Dengan demikian, petambak akan dapat mengambil tindakan yang diperlukan agar udangnya aman dan dapat tumbuh maksimal.
Selama ini sudah diketahui bahwa kualitas air laut lah yang sebenarnya mempengaruhi produktivitas tambak, bersamaan dengan cuaca dan curah hujan. Kualitas air laut berarti mengukur tingkat keasaman (pH) tanah tambak, hingga oksigen terlarut di dalam air (dissolved oxygen) yang berasal dari fotosintesis dan penyerapan dari udara.
Maka anggapan tentang hutan mangrove menyebabkan produksi udang menurun bisa diluruskan. Diharapkan juga produktivitas tambak-tambak kecil meningkat sambil menghindarkan mangrove dari ancaman penebangan untuk perluasan tambak.
“Kami yakin digitalisasi akan mampu mengurangi dampak kerusakan alam dan memaksimalkan berbagai potensi yang belum tersentuh untuk meningkatkan perekonomian masyarakat sekitar.
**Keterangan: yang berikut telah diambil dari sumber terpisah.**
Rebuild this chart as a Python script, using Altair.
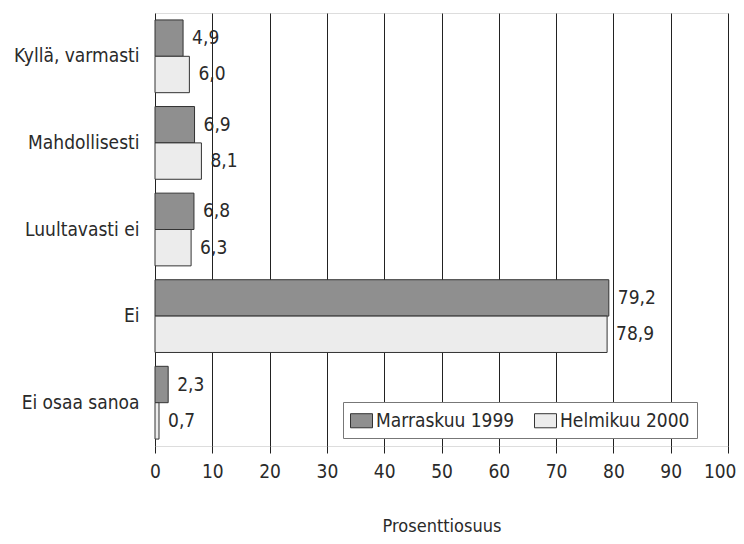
import altair as alt
import pandas as pd

categories = ["Kyllä, varmasti", "Mahdollisesti", "Luultavasti ei", "Ei", "Ei osaa sanoa"]
series_names = ["Marraskuu 1999", "Helmikuu 2000"]
nov_1999 = [4.9, 6.9, 6.8, 79.2, 2.3]
feb_2000 = [6.0, 8.1, 6.3, 78.9, 0.7]
x_ticks = [0, 10, 20, 30, 40, 50, 60, 70, 80, 90, 100]

rows = []
for c, a, b in zip(categories, nov_1999, feb_2000):
    rows.append({"cat": c, "series": series_names[0], "value": a})
    rows.append({"cat": c, "series": series_names[1], "value": b})
df = pd.DataFrame(rows)
df["label"] = df["value"].map(lambda v: f"{v:.1f}".replace(".", ","))

FONT = "DejaVu Sans Condensed, Liberation Sans Narrow, sans-serif"
TXT = "#2a2a2a"
RECT = "M-1,-0.64L1,-0.64L1,0.64L-1,0.64Z"

y_enc = alt.Y("cat:N", sort=categories, title=None,
              scale=alt.Scale(paddingInner=0.16, paddingOuter=0.08),
              axis=alt.Axis(ticks=False, domain=False, labelPadding=16,
                            labelFontSize=19, labelFont=FONT, labelColor=TXT,
                            grid=False))
yoff = alt.YOffset("series:N", sort=series_names, scale=alt.Scale(paddingInner=0, paddingOuter=0))
x_enc = alt.X("value:Q", title="Prosenttiosuus",
              scale=alt.Scale(domain=[0, 100], nice=False),
              axis=alt.Axis(values=x_ticks, tickSize=7, tickColor="#222",
                            domain=False, grid=True, gridColor="#222",
                            gridOpacity=1, gridWidth=1.0, labelFlush=False,
                            labelAlign=alt.expr("datum.value == 100 ? 'right' : 'center'"),
                            labelOffset=alt.expr("datum.value == 100 ? 8 : 0"),
                            labelFontSize=19, labelFont=FONT, labelColor=TXT,
                            labelPadding=9, titleFont=FONT, titleFontSize=18,
                            titleFontWeight="normal", titleColor=TXT,
                            titlePadding=36))

bars = alt.Chart(df).mark_bar(stroke="#333", strokeWidth=1).encode(
    y=y_enc, yOffset=yoff, x=x_enc,
    color=alt.Color("series:N",
                    scale=alt.Scale(domain=series_names, range=["#8f8f8f", "#ececec"]),
                    legend=alt.Legend(title=None, orient="none", direction="horizontal",
                                      columns=2, gridAlign="all",
                                      legendX=188, legendY=389,
                                      fillColor="white", strokeColor="#777",
                                      padding=7, symbolType=RECT, symbolSize=484,
                                      symbolStrokeColor="#333", symbolStrokeWidth=1,
                                      labelFont=FONT, labelFontSize=19, labelColor=TXT,
                                      labelExpr="datum.label == 'Helmikuu 2000' ? datum.label + '\u2003\u2003' : datum.label",
                                      columnPadding=17, labelOffset=3)),
)

labels = alt.Chart(df).mark_text(align="left", baseline="middle", dx=9,
                                 font=FONT, fontSize=19, color=TXT).encode(
    y=alt.Y("cat:N", sort=categories), yOffset=yoff, x="value:Q", text="label:N")

chart = alt.layer(bars, labels).properties(
    width=573, height=433,
    autosize=alt.AutoSizeParams(type="none"),
    padding={"left": 147, "top": 5, "right": 8, "bottom": 90},
).configure_view(stroke="#222", strokeWidth=1.2).configure(background="white")

chart.save("out.html", embed_options={"renderer": "svg", "actions": False})
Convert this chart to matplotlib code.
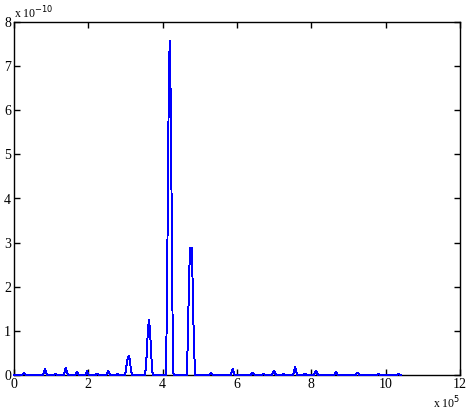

Indosat akan selalu menyambut upaya-upaya kerjasama untuk memberdayakan Indonesia,” kata Sinha.
Program berkelanjutan ini juga didukung Kementerian Kerjasama Ekonomi dan Pembangunan (BMZ) Republik Federal Jerman, juga oleh BUMN Jerman Deutsche Gesellschaft fur Internationale Zusaamenarbeit (GIZ).
Program Digitalisasi Konservasi Mangrove di Kaltara ini juga dilatari keinginan para pihak untuk turut bertindak menghadapi dampak perubahan iklim, sambil meningkatkan ketahanan lingkungan dan ekonomi masyarakat setempat.
“Sebagai perusahaan jasa telekomunikasi seluler, inilah yang bisa kami lakukan,” kata Sinha.
Ketika kemudian GSMA juga berkomitmen mendukung upaya menghadapi perubahan iklim global dengan memaksimalkan teknologi digital, maka Indosat dan GSMA pun sepakat bekerja sama.
Demikian pula halnya dengan BMZ dan GIZ. Nota kesepahaman ditandatangani di Barcelona pada Maret lalu dan melahirkan kegiatan di Sebatik.